The phenomenon of ‘earthquake lights’ has long sat at the fringes of science, though the anecdotal evidence for their occurrence is fairly strong (see this previous story on earthquake lights in Italy for example). But what could be the cause of these mysterious lights in the sky? A new and fascinating paper on Arxiv.org may provide an answer: a connection between ground and atmosphere that sees the ionosphere becoming massively charged with electrons with the onset of an earthquake.
Technology Review has a good wrap-up of the research:
Geologists have long puzzled over anecdotal reports of strange atmospheric phenomena in the days before big earthquakes. But good data to back up these stories has been hard to come by.

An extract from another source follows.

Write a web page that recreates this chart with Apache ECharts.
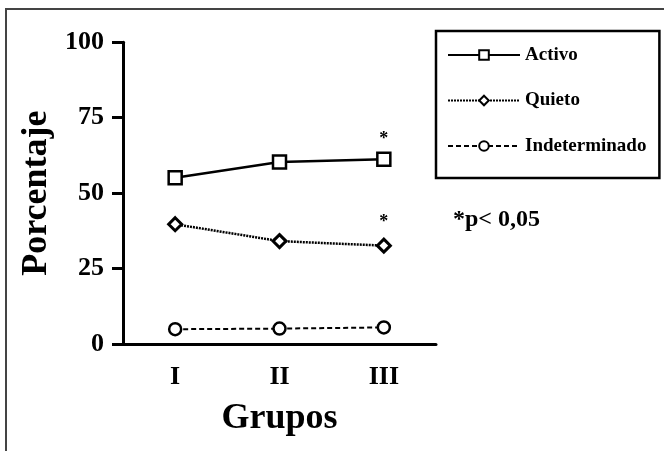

In recent years, however, various teams have set up atmospheric monitoring stations in earthquake zones and a number of satellites are capable of sending back data about the state of the upper atmosphere and the ionosphere during an earthquake.
…Today, Dimitar Ouzounov at the NASA Goddard Space Flight Centre in Maryland and a few buddies present the data from the Great Tohoku earthquake which devastated Japan on 11 March. Their results, although preliminary, are eye-opening.
They say that before the M9 earthquake, the total electron content of the ionosphere increased dramatically over the epicentre, reaching a maximum three days before the quake struck.
At the same time, satellite observations showed a big increase in infrared emissions from above the epicentre, which peaked in the hours before the quake. In other words, the atmosphere was heating up.
These observations help to support the hypothesis of the “Lithosphere-Atmosphere-Ionosphere Coupling mechanism”, which the paper describes primarily as “the ionization of the air produced by an increased emanation of radon (and other gases) from the Earth’s
crust in the vicinity of active fault… The increased radon emanation launches the chain of physical processes, which leads to changes in the conductivity of the air and a latent heat release (increasing air temperature)”.
Fascinating findings, and perhaps a first step towards earthquake prediction (not to mention another possible physical mechanism explaining animal ‘earthquake precognition’?).